Grâce au M-PESA l’efficacité du marché du travail s’est améliorée au Kenya. Maintenant qu’ils sont capables d’«envoyer de l’argent bon marché» et de manière fiable, les travailleurs des campagnes du Kenya ont pu profiter d’emplois mieux rémunérés à Nairobi et dans d’autres centres urbains. Le flux plus régulier des transferts de fonds de la ville vers la campagne a à son tour permis à plus de familles rurales de payer les frais de scolarité requis pour envoyer leurs enfants à l’école.
Les services bancaires mobiles, comme M-Shwari, qui se sont connectés à M-PESA ont également facilité à des millions de Kenyans l’accès à un crédit abordable afin qu’ils puissent démarrer leurs propres entreprises. Ces développements ont contribué à faire émerger une récente vague d’entrepreneuriat numérique qui a permis au Kenya d’obtenir le surnom de la «Silicon Savane ».
L’un des résultats les plus intéressants de Suri et Jack est que l’argent mobile a été particulièrement bénéfique aux femmes kenyanes. En raison de « l’argent mobile », 185 000 femmes ont pu passer de l’agriculture de subsistance à des emplois rémunérés. M-PESA a également permis à des millions de femmes, qui n’ont jamais été en mesure d’ouvrir un compte bancaire formel, d’accéder à un moyen sûr d’économiser de l’argent sans crainte d’être spoliées par des maraudeurs voleurs ou des conjoints complices. Le fait que ces innovations financières aient eu un tel effet positif sur l’économie kenyane ne sont pas surprenants quand on connaît le lien étroit entre le développement économique et les services financiers (croissance de la consommation et des investissements, l’amélioration du fonctionnement du marché du travail, le volume accru d’épargne et de crédit privé destinés à financer les petites entreprises et autres start-up). Ces résultats obtenus par le Kenya sont encourageants et prouvent concrètement que «la finance compte».
Bien que les conclusions de Sari et Jack soient encourageantes, il faut souligner que les avantages de la révolution financière numérique ne peuvent pas être ressentis de la même manière dans tous les pays en développement.
En effet, pour obtenir un maximum d’impact positif avec « l’argent mobile », il faut que l’environnement des affaires soit le plus libre possible pour permettre aux innovations d’émerger sans être tout de suite écrasées par une règlementation démotivante.
La grande majorité des comptes de monnaie mobile dans le monde en développement se sont développés dans des environnements réglementaires « favorables » (suppression des réglementations lourdes, stimulation de la concurrence). La finance compte, mais les pays ne peuvent profiter des avantages du développement financier que si leurs politiciens renoncent à bloquer la voie du progrès financier et de l’innovation en supprimant la réglementation et en adoptant une politique de libéralisation financière.

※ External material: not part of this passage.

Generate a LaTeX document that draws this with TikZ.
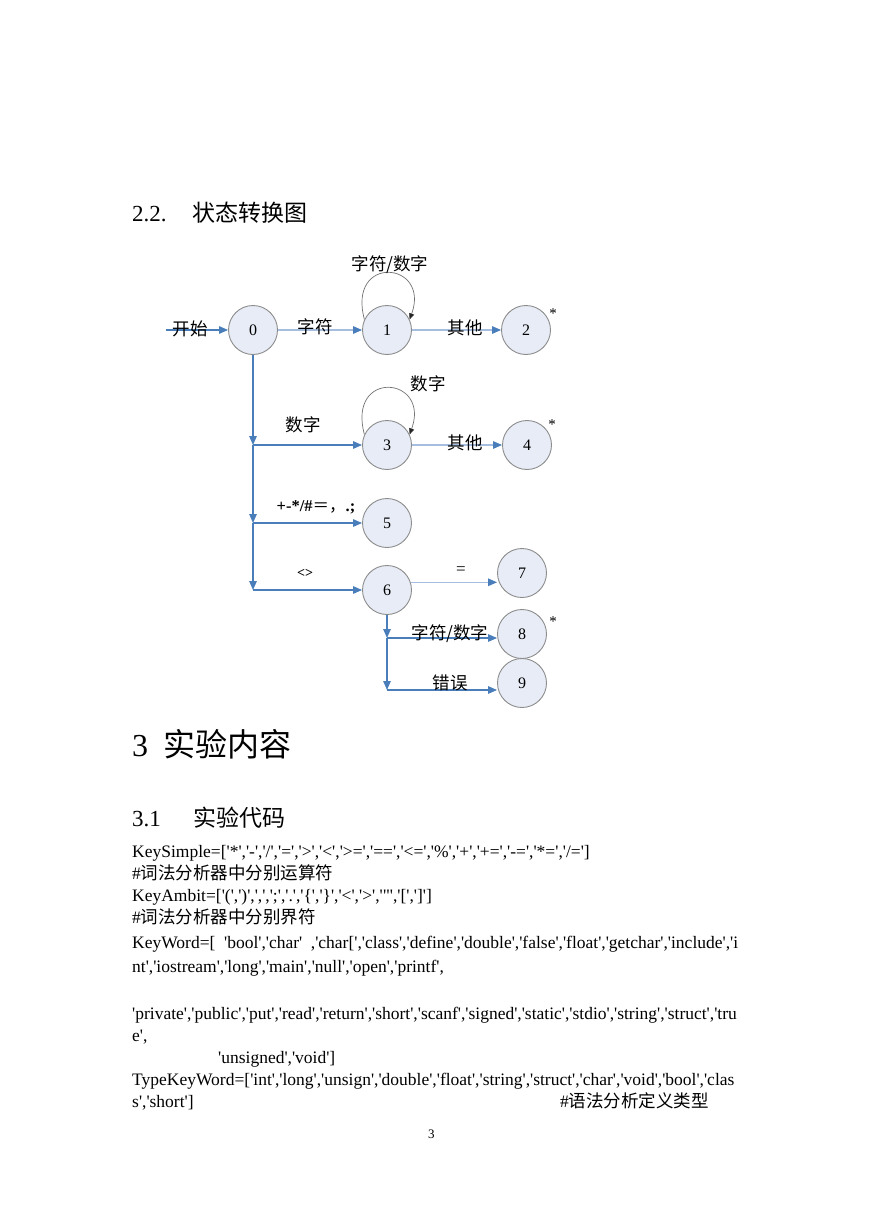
\documentclass[tikz,border=0pt]{standalone}
\usepackage{fontspec}
\setmainfont{Liberation Serif}
\newfontfamily\cjk{Noto Sans CJK SC}
\newfontfamily\codefont{Liberation Serif}
\usepackage{xcolor}
\usetikzlibrary{arrows.meta,positioning}
\definecolor{arrblue}{RGB}{74,126,187}
\definecolor{paleblue}{RGB}{165,189,222}
\definecolor{statefill}{RGB}{231,236,246}

\begin{document}
\begin{tikzpicture}[x=1pt,y=-1pt,>={Triangle[length=9pt,width=7.5pt]},
    state/.style={circle,draw=black!45,line width=0.9pt,fill=statefill,
                  minimum size=49pt,inner sep=0pt,font=\fontsize{16}{16}\selectfont},
    flow/.style={->,draw=arrblue,line width=1.3pt},
    weak/.style={-{Triangle[length=9pt,width=7.5pt,color=arrblue]},draw=paleblue,
                 line width=1.3pt},
    self/.style={-{Triangle[length=6pt,width=5pt,color=black!85]},draw=black!55,line width=0.7pt},
    lbl/.style={inner sep=0pt,font=\cjk\fontsize{17.5}{17.5}\selectfont},
    acc/.style={inner sep=0pt,font=\fontsize{15}{15}\selectfont},
    code/.style={anchor=base west,inner sep=0pt,font=\codefont\fontsize{17.5}{20}\selectfont},
    head/.style={anchor=base west,inner sep=0pt}]
  \fill[white] (0,0) rectangle (869,1228);
  \useasboundingbox (0,0) rectangle (869,1228);

  \node[head,font=\cjk\fontsize{23}{23}\selectfont] (h22) at (132,221)
        {\makebox[60pt][l]{\codefont 2.2.}状态转换图};

  \node[state] (s0) at (253,330) {0};
  \node[state] (s1) at (387,330) {1};
  \node[state] (s2) at (526,330) {2};
  \node[state] (s3) at (387,445) {3};
  \node[state] (s4) at (527,445) {4};
  \node[state] (s5) at (387,523) {5};
  \node[state] (s6) at (387,590) {6};
  \node[state] (s7) at (522,573) {7};
  \node[state] (s8) at (522,634) {8};
  \node[state] (s9) at (522,683) {9};

  \coordinate (in) at (166,330);
  \coordinate (j3) at (s0.south |- s3);
  \coordinate (j5) at (s0.south |- s5);
  \coordinate (j6) at (s0.south |- s6);
  \coordinate (k8) at (387,638);
  \coordinate (k9) at (387,690);

  \draw[flow] (in) -- (s0);
  \draw[weak] (s0) -- (s1);
  \draw[weak] (s1) -- (s2);
  \draw[weak] (s3) -- (s4);
  \draw[weak] (s6.18) -- (s6.18 -| s7.west);
  \draw[self] (s1.155) .. controls +(105:68pt) and +(70:62pt) .. (s1.25);
  \draw[self] (s3.155) .. controls +(105:68pt) and +(70:62pt) .. (s3.25);

  \draw[flow] (s0) -- (j3);
  \draw[flow] (j3) -- (s3);
  \draw[flow] (j3) -- (j5);
  \draw[flow] (j5) -- (s5);
  \draw[flow] (j5) -- (j6);
  \draw[flow] (j6) -- (s6);
  \draw[flow] (s6) -- (k8);
  \draw[flow] (k8) -- (k8 -| s8.west);
  \draw[flow] (k8) -- (k9);
  \draw[flow] (k9) -- (k9 -| s9.west);

  \node[lbl] (lin) at (190,329) {开始};
  \node[lbl] (l01) at (315,327) {字符};
  \node[lbl] (l11) at (390,265) {字符/数字};
  \node[lbl] (l12) at (465,328) {其他};
  \node[lbl] (l03) at (303,425) {数字};
  \node[lbl] (l33) at (428,384) {数字};
  \node[lbl] (l34) at (465,443) {其他};
  \node[inner sep=0pt,font=\bfseries\fontsize{16.5}{16.5}\selectfont] (l05) at (316,507)
        {+-*/\#{\cjk\mdseries ＝，}.;};
  \node[inner sep=0pt,font=\bfseries\fontsize{14}{14}\selectfont] (l06) at (305,573) {<>};
  \node[inner sep=0pt,font=\fontsize{17}{17}\selectfont] (l67) at (461,571) {=};
  \node[lbl] (l68) at (450,634) {字符/数字};
  \node[lbl] (l69) at (450,683) {错误};
  \node[acc] (a2) at (553,314) {*};
  \node[acc] (a4) at (552,425) {*};
  \node[acc] (a8) at (553,622) {*};

  \node[head,font=\cjk\fontsize{32}{32}\selectfont] (h3) at (132,756)
        {\makebox[31pt][l]{\codefont 3}实验内容};
  \node[head,font=\cjk\fontsize{23}{23}\selectfont] (h31) at (132,826)
        {\makebox[61pt][l]{\codefont 3.1}实验代码};

  \node[code] (c1) at (132,857)
        {KeySimple=['*','-','/','=','>','<','>=','==','<=','\%','+','+=','-=','*=','/=']};
  \node[code] (c2) at (132,879) {\#{\cjk 词法分析器中分别运算符}};
  \node[code] (c3) at (132,901)
        {KeyAmbit=['(',')',',',';','.','\{','\}','<','>','"','[',']']};
  \node[code] (c4) at (132,923) {\#{\cjk 词法分析器中分别界符}};
  \node[code] (c5) at (132,948)
        {\makebox[606pt][s]{KeyWord=[\ \ 'bool','char'\ \ ,'char[','class','define','double','false','float','getchar','include','i}};
  \node[code] (c6) at (132,972) {nt','iostream','long','main','null','open','printf',};
  \node[code] (c7) at (132,1019)
        {'private','public','put','read','return','short','scanf','signed','static','stdio','string','struct','tru};
  \node[code] (c8) at (132,1041) {e',};
  \node[code] (c9) at (218,1063) {'unsigned','void']};
  \node[code] (c10) at (132,1085)
        {TypeKeyWord=['int','long','unsign','double','float','string','struct','char','void','bool','clas};
  \node[code] (c11) at (132,1107) {s','short']};
  \node[code] (c12) at (560,1107) {\#{\cjk 语法分析定义类型}};
  \node[code,font=\codefont\fontsize{13}{13}\selectfont] (pg) at (428,1138) {3};
\end{tikzpicture}
\end{document}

On ne peut cependant pas négliger l’impact de cette technologie pour soutenir les populations dans des environnements moins libres. Par exemple, en l’Inde, au Zimbabwe et au Venezuela, pays qui ont récemment souffert de pénuries de liquidité et de diverses crises politiques et économiques ce mode de financement a été salvateur. Il a permis aux citoyens de stocker leurs richesses numériquement au lieu de rester prisonniers de monnaies de papier et a permis d’ouvrir des comptes d’épargnes mobiles libellés en devises étrangères. Cette concurrence monétaire est saine et stimulante et incite les dirigeants politiques à une meilleure gouvernance s’ils ne veulent pas perdre une partie de leur pouvoir.
Ainsi, suffisamment de preuves permettent d’affirmer que les innovations financières ont un fort impact sur le recul de la pauvreté. Ce constat est tellement clair que les gouvernements n’ont plus d’autres choix que de faciliter ces services innovants.
Scott Burns, doctorant Mercatus et enseignant d’économie à l’Université George Mason à Fairfax, en Virginie.